Last week, I heard a radio interview on The Economist podcast where the guest (a renowned economist no doubt) was discussing the poor countries of the world and he said something that completely threw me off. Paraphrasing here, he said, "So many poor countries could be doing so much more to participate in commerce and in improving their standard of living. Sure when you go to a poor farm or village, the people may SEEM happy, but you can't help but think how much better life could be for them if they just had more money." Imagine that! "Pity the poor, but happy farmer -- let's get him to a shopping center immediately so he can have as much unmet desire as the rest of us. THEN he'll truly be happy!" Incredible!

We are rich today, by any material standard. But, like my driver last night, our material wealth buys us little peace and costs us time with ourselves and with those we love.

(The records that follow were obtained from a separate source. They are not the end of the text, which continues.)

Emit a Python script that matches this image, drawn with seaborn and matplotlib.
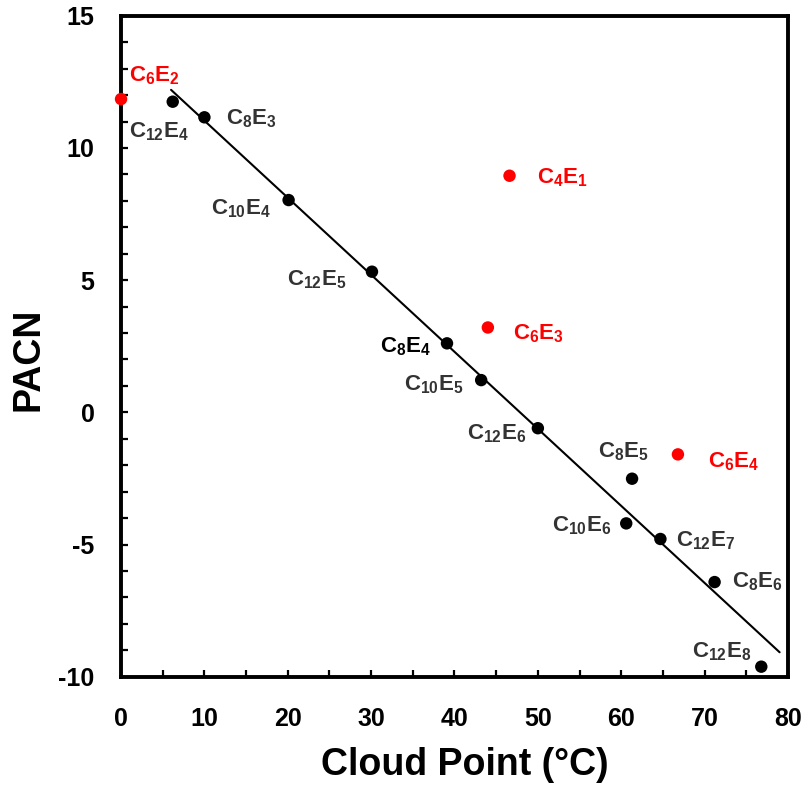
import numpy as np
import pandas as pd
import matplotlib
matplotlib.use("Agg")
import matplotlib.pyplot as plt
import seaborn as sns
from matplotlib.ticker import MultipleLocator

# ---------------------------------------------------
# Data: cloud point (°C) vs PACN for CiEj surfactants
# ---------------------------------------------------
names = ["C12E4", "C8E3", "C10E4", "C12E5", "C8E4", "C10E5", "C12E6",
         "C8E5", "C10E6", "C12E7", "C8E6", "C12E8",
         "C6E2", "C4E1", "C6E3", "C6E4"]
cloud_point = [6.2, 10.0, 20.1, 30.1, 39.1, 43.2, 50.0,
               61.3, 60.6, 64.7, 71.2, 76.8,
               0.0, 46.6, 44.0, 66.8]
pacn = [11.75, 11.16, 8.03, 5.32, 2.61, 1.22, -0.6,
        -2.51, -4.2, -4.79, -6.42, -9.62,
        11.85, 8.95, 3.21, -1.59]
group = ["fit"] * 12 + ["outlier"] * 4

# range covered by the trend line
trend_range = [6.0, 79.0]

df = pd.DataFrame({"name": names, "cp": cloud_point, "pacn": pacn, "group": group})

# label offsets (pixels, dx right / dy down) and alignment
label_style = {
    "C12E4": (-14, 30, "center"), "C8E3": (22, 1, "left"),
    "C10E4": (-18, 9, "right"), "C12E5": (-25, 8, "right"),
    "C8E4": (-16, 3, "right"), "C10E5": (-18, 5, "right"),
    "C12E6": (-11, 5, "right"), "C8E5": (-9, -27, "center"),
    "C10E6": (-15, 2, "right"), "C12E7": (16, 2, "left"),
    "C8E6": (17, 0, "left"), "C12E8": (-10, -15, "right"),
    "C6E2": (8, -23, "left"), "C4E1": (27, 2, "left"),
    "C6E3": (25, 6, "left"), "C6E4": (30, 7, "left"),
}

# ---------------------------------------------------
# Plot
# ---------------------------------------------------
sns.set_style("white")
plt.rcParams["font.family"] = ["Liberation Sans", "DejaVu Sans"]
plt.rcParams["font.weight"] = "bold"
plt.rcParams["mathtext.fontset"] = "custom"
plt.rcParams["mathtext.bf"] = "Liberation Sans:bold"
plt.rcParams["mathtext.rm"] = "Liberation Sans:bold"
plt.rcParams["axes.unicode_minus"] = False
for key in ["text.color", "axes.labelcolor", "xtick.color", "ytick.color"]:
    plt.rcParams[key] = "black"

fig = plt.figure(figsize=(8.08, 7.89), dpi=100)
ax = fig.add_axes([0.1498, 0.1423, 0.9752 - 0.1498, 0.980 - 0.1423])

fit = df[df["group"] == "fit"]
coef = np.polyfit(fit["cp"], fit["pacn"], 1)
line_df = pd.DataFrame({"cp": trend_range, "pacn": np.polyval(coef, trend_range)})
sns.lineplot(data=line_df, x="cp", y="pacn", color="black", linewidth=1.5, ax=ax)

sns.scatterplot(data=df, x="cp", y="pacn", hue="group",
                palette={"fit": "black", "outlier": "#ff0000"},
                s=80, linewidth=0, legend=False, ax=ax, clip_on=False, zorder=3)

for _, row in df.iterrows():
    dx, dy, ha = label_style[row["name"]]
    n = row["name"]
    c_num = n[1:n.index("E")]
    e_num = n[n.index("E") + 1:]
    txt = r"$\mathbf{C_{%s}E_{%s}}$" % (c_num, e_num)
    if row["group"] == "outlier":
        col = "#ff0000"
    elif n == "C8E4":
        col = "black"
    else:
        col = "#333333"
    ax.annotate(txt, (row["cp"], row["pacn"]), xytext=(dx * 0.72, -dy * 0.72),
                textcoords="offset points", ha=ha, va="center",
                fontsize=16, color=col)

ax.set_xlim(0, 80)
ax.set_ylim(-10, 15)
ax.xaxis.set_major_locator(MultipleLocator(10))
ax.xaxis.set_minor_locator(MultipleLocator(5))
ax.yaxis.set_major_locator(MultipleLocator(5))
ax.yaxis.set_minor_locator(MultipleLocator(1))
ax.tick_params(which="both", direction="in", length=5, width=1.6,
               top=False, right=False, bottom=True, left=True)
ax.tick_params(axis="x", which="major", labelsize=18, pad=22)
ax.tick_params(axis="y", which="major", labelsize=18, pad=19)
for lab in ax.get_xticklabels() + ax.get_yticklabels():
    lab.set_fontweight("bold")
for sp in ax.spines.values():
    sp.set_linewidth(2.8)
    sp.set_color("black")

ax.set_xlabel("Cloud Point (°C)", fontsize=27, fontweight="bold")
ax.set_ylabel("PACN", fontsize=27, fontweight="bold")
ax.xaxis.set_label_coords(0.515, -0.107)
ax.yaxis.set_label_coords(-0.1125, 0.480)

fig.savefig("out.png", dpi=100)
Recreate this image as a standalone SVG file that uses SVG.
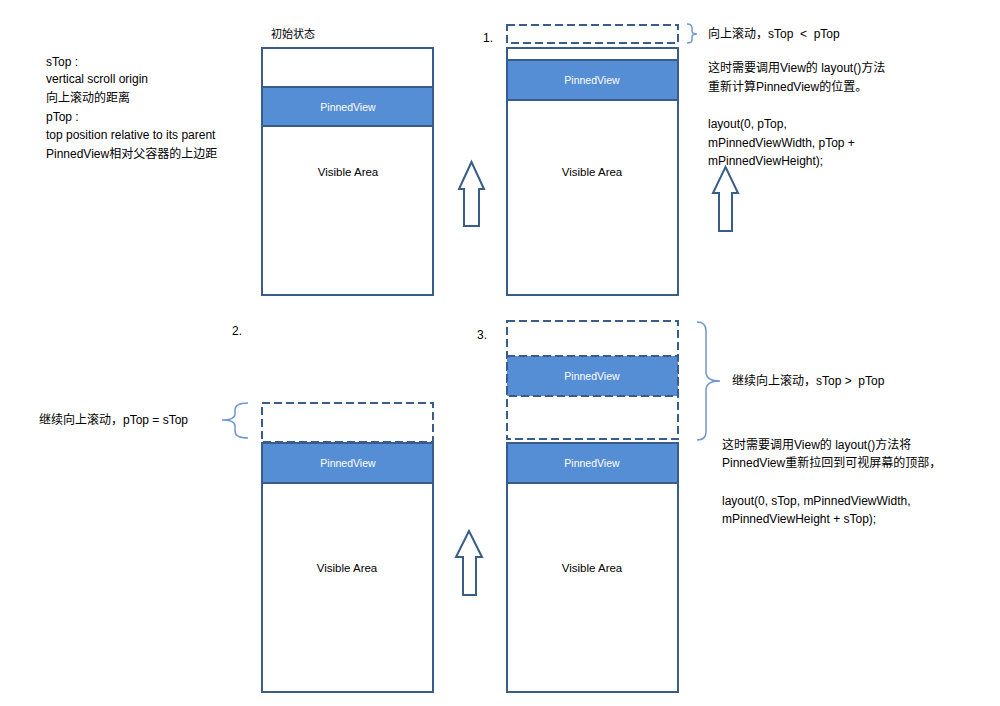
<svg xmlns="http://www.w3.org/2000/svg" width="1000" height="706" viewBox="0 0 1000 706">
<style>
text{font-family:"Liberation Sans","Noto Sans CJK SC",sans-serif;font-size:12px;fill:#000;white-space:pre}
.box{fill:#fff;stroke:#385D8A;stroke-width:2}
.dash{fill:none;stroke:#385D8A;stroke-width:2;stroke-dasharray:8,4}
.pin{fill:#558ED5;stroke:#385D8A;stroke-width:2}
.pind{fill:#558ED5;stroke:#385D8A;stroke-width:2;stroke-dasharray:8,4}
.pt{fill:#fff;font-size:10.5px;text-anchor:middle}
.va{font-size:11.5px;text-anchor:middle}
.brace{fill:none;stroke:#7098CC;stroke-width:1.5}
.arrow{fill:#fff;stroke:#385D8A;stroke-width:2}
</style>
<rect width="1000" height="706" fill="#fff"/>
<g id="notes">
<text x="46" y="66">sTop :</text>
<text x="46" y="83">vertical scroll origin</text>
<text x="46" y="102">向上滚动的距离</text>
<text x="46" y="121">pTop :</text>
<text x="46" y="139">top position relative to its parent</text>
<text x="46" y="158">PinnedView相对父容器的上边距</text>
</g>
<g id="panel0">
<text x="271" y="38" style="font-size:11px">初始状态</text>
<rect class="box" x="262" y="48" width="171" height="247"/>
<rect class="pin" x="262" y="87" width="171" height="39"/>
<text class="pt" x="348" y="111">PinnedView</text>
<text class="va" x="348" y="176">Visible Area</text>
</g>
<g id="panel1">
<text x="483" y="42">1.</text>
<rect class="dash" x="507" y="25" width="171" height="18"/>
<rect class="box" x="507" y="48" width="171" height="247"/>
<rect class="pin" x="507" y="60" width="171" height="40"/>
<text class="pt" x="592" y="84">PinnedView</text>
<text class="va" x="592" y="176">Visible Area</text>
<text x="708" y="38" xml:space="preserve">向上滚动，sTop  &lt;  pTop</text>
<text x="708" y="72">这时需要调用View的 layout()方法</text>
<text x="708" y="91">重新计算PinnedView的位置。</text>
<text x="708" y="128">layout(0, pTop,</text>
<text x="708" y="147">mPinnedViewWidth, pTop +</text>
<text x="708" y="165">mPinnedViewHeight);</text>
</g>
<g id="panel2">
<text x="232" y="335">2.</text>
<rect class="dash" x="262" y="403" width="171" height="39"/>
<rect class="box" x="262" y="443" width="171" height="249"/>
<rect class="pin" x="262" y="443" width="171" height="40"/>
<text class="pt" x="348" y="467">PinnedView</text>
<text class="va" x="347" y="572">Visible Area</text>
<text x="39" y="424">继续向上滚动，pTop = sTop</text>
</g>
<g id="panel3">
<text x="477" y="339">3.</text>
<rect class="dash" x="507" y="321" width="171" height="118"/>
<rect class="pind" x="507" y="356" width="171" height="40"/>
<text class="pt" x="592" y="380">PinnedView</text>
<rect class="box" x="507" y="443" width="171" height="249"/>
<rect class="pin" x="507" y="443" width="171" height="40"/>
<text class="pt" x="592" y="467">PinnedView</text>
<text class="va" x="592" y="572">Visible Area</text>
<text x="732" y="385" xml:space="preserve">继续向上滚动，sTop &gt;  pTop</text>
<text x="722" y="449">这时需要调用View的 layout()方法将</text>
<text x="722" y="467">PinnedView重新拉回到可视屏幕的顶部，</text>
<text x="722" y="505">layout(0, sTop, mPinnedViewWidth,</text>
<text x="722" y="523">mPinnedViewHeight + sTop);</text>
</g>
<g id="connectors">
<path class="brace" d="M687,24 Q692,24 692,28 L692,31 Q692,34 697,34 Q692,34 692,37 L692,40 Q692,43 687,43"/>
<path class="brace" d="M697,322 Q706,322 706,331 L706,372 Q706,381 720,381 Q706,381 706,390 L706,432 Q706,440 697,440"/>
<path class="brace" d="M248,403 Q235,403 235,410 L235,414 Q235,420 222,420 Q235,420 235,426 L235,431 Q235,438 248,438"/>
<path class="arrow" d="M471.5,162 L484,189 L479,189 L479,226 L464,226 L464,189 L459,189 Z"/>
<path class="arrow" d="M725.5,167 L738,193 L732,193 L732,231 L719,231 L719,193 L713,193 Z"/>
<path class="arrow" d="M469,531 L482,557 L476,557 L476,595 L463,595 L463,557 L456,557 Z"/>
</g>
</svg>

So, can we get off of the wheel? No surprise, but it is a choice we make every time we say, "Yes" to an advertisement or to the pressure from others to "keep up." We give away our own power to decide our worth every time we agree that, "Yes, I would be better/smarter/more attractive if only I had a new car/computer/shirt." Does this mean that I'm opposed to shopping or buying or trading? NO, not at all! I LOVE to shop, too. But my practice now is to shop for more often for I need and less often for what I want.
  • Do I need a brand new car? No, I need reliable transportation -- so I have a used car.
  • Do I need Nacho Cheese Doritos? No, my mind might think I do but my body knows better and understands that I need an orange or an apple, not a deep fried plastic-food-laced corn chip.
  • I just bought some new tennis shoes after five years; did I really need them? Yes or maybe yes. My old pair had been making my feet hurt for awhile so I shopped for something reliable at a fair price. I could have looked at 2nd hand shoes, but there's something odd about wearing used tennis shoes (and wasn't I replacing an already-used pair anyway?) and I am fortunate to live in America with access to affordable goods. So I shopped.

The trick is to buy things when I NEED them, not just when I WANT them because I'm sad, lonesome, celebrating, turned-on or whatever. And because I'm shopping less, I'm enjoying it more.

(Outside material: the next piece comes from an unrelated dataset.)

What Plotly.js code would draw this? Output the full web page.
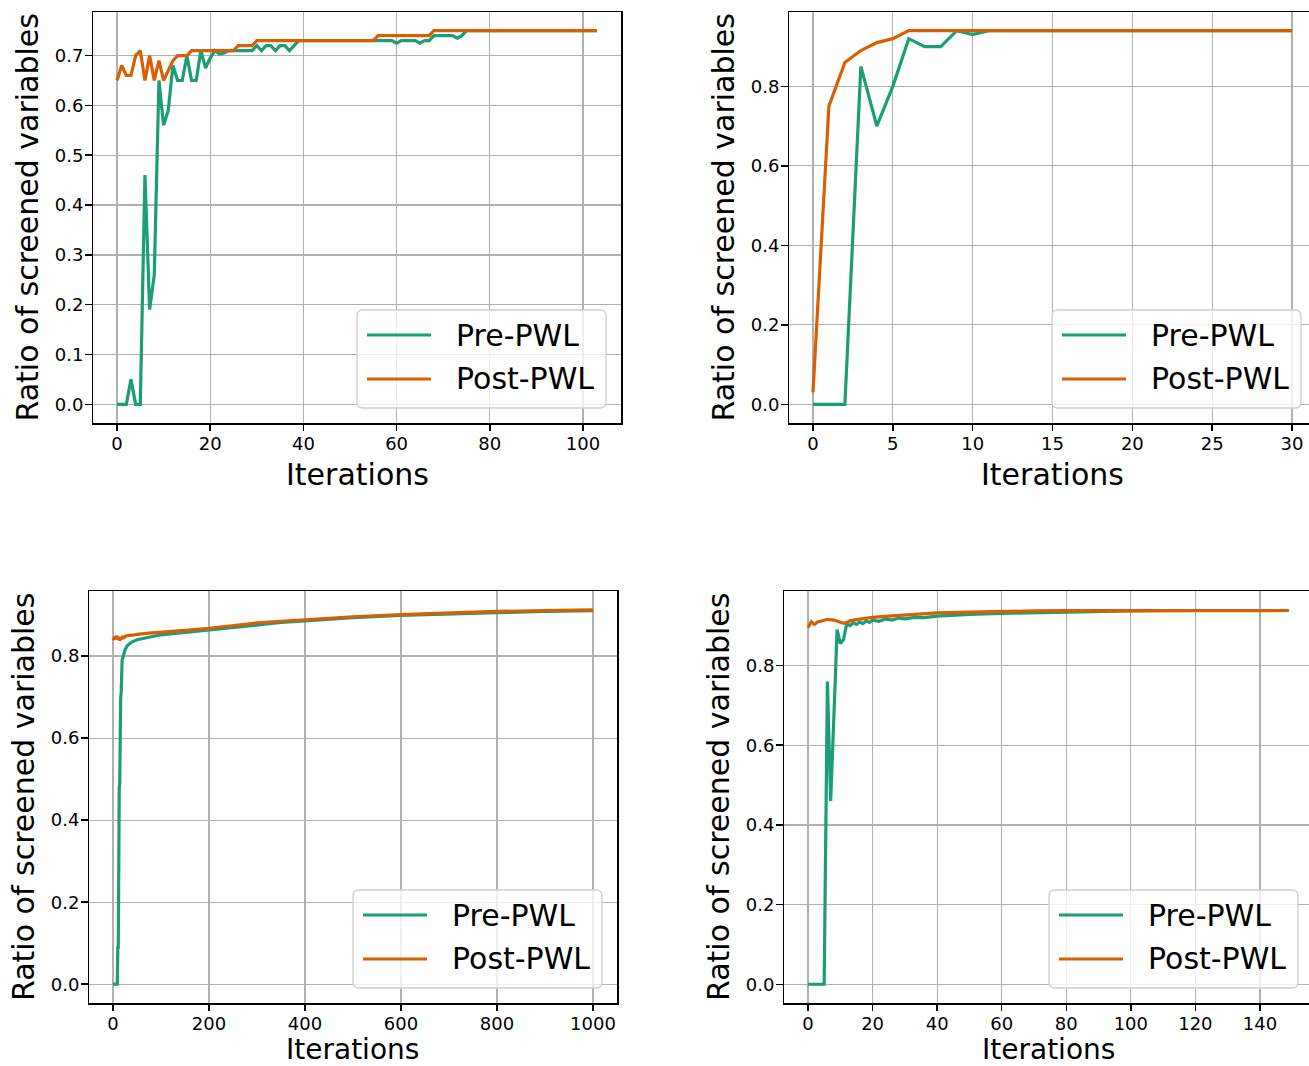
<!DOCTYPE html>
<html><head><meta charset="utf-8">
<script src="https://cdn.plot.ly/plotly-3.0.1.min.js"></script>
<style>
html,body{margin:0;padding:0;overflow:hidden;background:#fff;width:1309px;height:1066px}
#chart{width:1320px;height:1066px}
</style>
</head><body><div id="chart"></div>
<script>
// ---------- data ----------
const seriesNames = ['Pre-PWL', 'Post-PWL'];
const seriesColors = ['#1b9e77', '#d95f02'];
const xTitle = 'Iterations';
const yTitle = 'Ratio of screened variables';

// Panel 1 (top-left)
const p1PreX = [0,1,2,3,4,5,6,7,8,9,10,11,12,13,14,15,16,17,18,19,20,21,22,23,24,25,26,29,30,31,32,33,34,35,36,37,38,39,55,56,59,60,61,64,65,66,67,68,72,73,74,75,103];
const p1PreY = [0,0,0,0.05,0,0,0.46,0.19,0.26,0.65,0.56,0.59,0.68,0.65,0.65,0.70,0.65,0.65,0.71,0.675,0.695,0.71,0.703,0.705,0.71,0.71,0.71,0.71,0.72,0.71,0.72,0.72,0.71,0.72,0.72,0.71,0.72,0.73,0.73,0.73,0.73,0.725,0.73,0.73,0.725,0.73,0.73,0.74,0.74,0.735,0.74,0.75,0.75];
const p1PostX = [0,1,2,3,4,5,6,7,8,9,10,11,12,13,14,15,16,25,26,29,30,55,56,67,68,103];
const p1PostY = [0.65,0.68,0.66,0.66,0.70,0.71,0.65,0.70,0.65,0.69,0.65,0.67,0.69,0.70,0.70,0.70,0.71,0.71,0.72,0.72,0.73,0.73,0.74,0.74,0.75,0.75];

// Panel 2 (top-right)
const p2PreX = [0,1,2,3,4,5,6,7,8,9,10,11,30];
const p2PreY = [0,0,0,0.85,0.70,0.80,0.92,0.90,0.90,0.94,0.93,0.94,0.94];
const p2PostX = [0,1,2,3,4,5,6,30];
const p2PostY = [0.03,0.75,0.86,0.89,0.91,0.92,0.94,0.94];

// Panel 3 (bottom-left)
const p3PreX = [0,9,10,11,13,14,16,17,19,21,25,30,40,50,75,100,150,200,250,300,350,400,450,500,600,700,800,900,1000];
const p3PreY = [0,0,0.09,0.09,0.48,0.49,0.70,0.71,0.79,0.80,0.815,0.826,0.835,0.840,0.847,0.852,0.858,0.864,0.871,0.877,0.882,0.886,0.890,0.894,0.899,0.903,0.906,0.909,0.911];
const p3PostX = [0,2,4,6,8,10,12,14,16,18,20,22,25,30,40,50,75,100,150,200,250,300,350,400,450,500,600,700,800,900,1000];
const p3PostY = [0.845,0.840,0.848,0.842,0.850,0.840,0.847,0.838,0.846,0.841,0.849,0.843,0.848,0.850,0.851,0.853,0.856,0.858,0.863,0.868,0.875,0.881,0.885,0.889,0.893,0.896,0.901,0.905,0.909,0.911,0.913];

// Panel 4 (bottom-right)
const p4PreX = [0,5,6,7,8,9,10,11,12,13,14,15,16,17,18,19,20,22,24,26,28,30,33,36,40,45,50,60,70,80,100,120,149];
const p4PreY = [0,0,0.76,0.46,0.67,0.89,0.855,0.865,0.905,0.900,0.907,0.903,0.909,0.905,0.912,0.908,0.914,0.911,0.917,0.914,0.919,0.917,0.921,0.920,0.924,0.925,0.928,0.931,0.933,0.935,0.937,0.938,0.938];
const p4PostX = [0,1,2,3,4,6,8,10,11,12,13,15,20,25,30,40,50,60,70,80,100,120,149];
const p4PostY = [0.895,0.910,0.903,0.910,0.911,0.916,0.914,0.909,0.906,0.908,0.912,0.915,0.921,0.924,0.927,0.932,0.934,0.936,0.937,0.9375,0.938,0.938,0.938];

// ---------- layout helpers ----------
const W = 1320, H = 1066;
const FONT = 'DejaVu Sans';
const px = v => v / W;
const py = v => 1 - v / H;

const panels = [
  {pre:[p1PreX,p1PreY], post:[p1PostX,p1PostY], box:[93,621,12,423], xr:[-5.15,108.15], yr:[-0.0375,0.7875], xd:20, yd:0.1, ty:474, ts:30},
  {pre:[p2PreX,p2PreY], post:[p2PostX,p2PostY], box:[789,1316,12,423], xr:[-1.5,31.5], yr:[-0.047,0.987], xd:5, yd:0.2, ty:474, ts:30},
  {pre:[p3PreX,p3PreY], post:[p3PostX,p3PostY], box:[89,617,591,1003], xr:[-50,1050], yr:[-0.0458,0.9588], xd:200, yd:0.2, ty:1049.5, ts:28},
  {pre:[p4PreX,p4PreY], post:[p4PostX,p4PostY], box:[784,1313,591,1003], xr:[-7.45,156.45], yr:[-0.047,0.987], xd:20, yd:0.2, ty:1049.5, ts:28}
];

const traces = [];
const layout = {
  width: W, height: H,
  margin: {l:0, r:0, t:0, b:0},
  paper_bgcolor: '#fff', plot_bgcolor: '#fff',
  showlegend: false,
  font: {family: FONT, color: '#000'},
  annotations: [], shapes: []
};

const axisCommon = {
  showline: true, mirror: true, linecolor: '#000', linewidth: 1.5,
  ticks: 'outside', ticklen: 6.5, tickwidth: 1.5, tickcolor: '#000',
  showgrid: true, gridcolor: '#b0b0b0', gridwidth: 1.3,
  zeroline: false, tickfont: {family: FONT, size: 18, color: '#000'},
  ticklabelstandoff: -3, tickmode: 'linear', tick0: 0, fixedrange: true
};

panels.forEach((p, i) => {
  const n = i === 0 ? '' : String(i + 1);
  const [l, r, t, b] = p.box;
  layout['xaxis' + n] = Object.assign({}, axisCommon, {
    domain: [px(l), px(r)], range: p.xr, dtick: p.xd, anchor: 'y' + n
  });
  layout['yaxis' + n] = Object.assign({}, axisCommon, {
    domain: [py(b), py(t)], range: p.yr, dtick: p.yd, tickformat: '.1f', anchor: 'x' + n,
    ticklabelstandoff: -2
  });
  [p.pre, p.post].forEach((s, k) => {
    traces.push({
      type: 'scatter', mode: 'lines', name: seriesNames[k],
      x: s[0], y: s[1], xaxis: 'x' + n, yaxis: 'y' + n,
      line: {color: seriesColors[k], width: 3.2}, hoverinfo: 'skip'
    });
  });
  // axis titles
  layout.annotations.push({
    text: xTitle, xref: 'paper', yref: 'paper', x: px((l + r) / 2), y: py(p.ty),
    showarrow: false, xanchor: 'center', yanchor: 'middle', font: {family: FONT, size: p.ts, color: '#000'}
  });
  layout.annotations.push({
    text: yTitle, xref: 'paper', yref: 'paper', x: px(l - 66), y: py((t + b) / 2),
    showarrow: false, textangle: -90, xanchor: 'center', yanchor: 'middle', font: {family: FONT, size: 30, color: '#000'}
  });
  // legend box
  const bR = r - 15, bB = b - 15, bL = bR - 249, bT = bB - 98, rad = 6;
  const pth = `M ${px(bL + rad)},${py(bT)} L ${px(bR - rad)},${py(bT)} Q ${px(bR)},${py(bT)} ${px(bR)},${py(bT + rad)} ` +
    `L ${px(bR)},${py(bB - rad)} Q ${px(bR)},${py(bB)} ${px(bR - rad)},${py(bB)} L ${px(bL + rad)},${py(bB)} ` +
    `Q ${px(bL)},${py(bB)} ${px(bL)},${py(bB - rad)} L ${px(bL)},${py(bT + rad)} Q ${px(bL)},${py(bT)} ${px(bL + rad)},${py(bT)} Z`;
  layout.shapes.push({type: 'path', xref: 'paper', yref: 'paper', path: pth, layer: 'above',
    fillcolor: 'rgba(255,255,255,0.8)', line: {color: '#d0d0d0', width: 1.3}});
  seriesNames.forEach((nm, k) => {
    const yy = bT + 25 + 44 * k;
    layout.shapes.push({type: 'line', xref: 'paper', yref: 'paper', layer: 'above',
      x0: px(bL + 10), x1: px(bL + 74), y0: py(yy), y1: py(yy), line: {color: seriesColors[k], width: 3.2}});
    layout.annotations.push({text: nm, xref: 'paper', yref: 'paper', x: px(bL + 97), y: py(yy),
      showarrow: false, xanchor: 'left', yanchor: 'middle', font: {family: FONT, size: 30, color: '#000'}});
  });
});

Plotly.newPlot('chart', traces, layout, {staticPlot: true, displayModeBar: false});
</script>
</body></html>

Here are some questions to ask yourself before heading out to the Halls of the Malls of America:

  1. Is this something I NEED or something I WANT?
  2. Is this something I would get if no one was pressuring me?
  3. Am I shopping because an advertisement told me this would make my life better?
  4. If it's a durable product, will it really last?
  5. If it's food or drink, is it really good for my body, overall wellness and mind?
  6. Can I pay cash for it or do I have to go into debt? Will the debt outlast the pleasure?
  7. What would my life be like without it?
  8. How many minutes, hours or days must I work to earn the money to pay for it?
  9. How could I use that time if I spent it instead with my family, friends or Self?
  10. Is this something I NEED or something I WANT?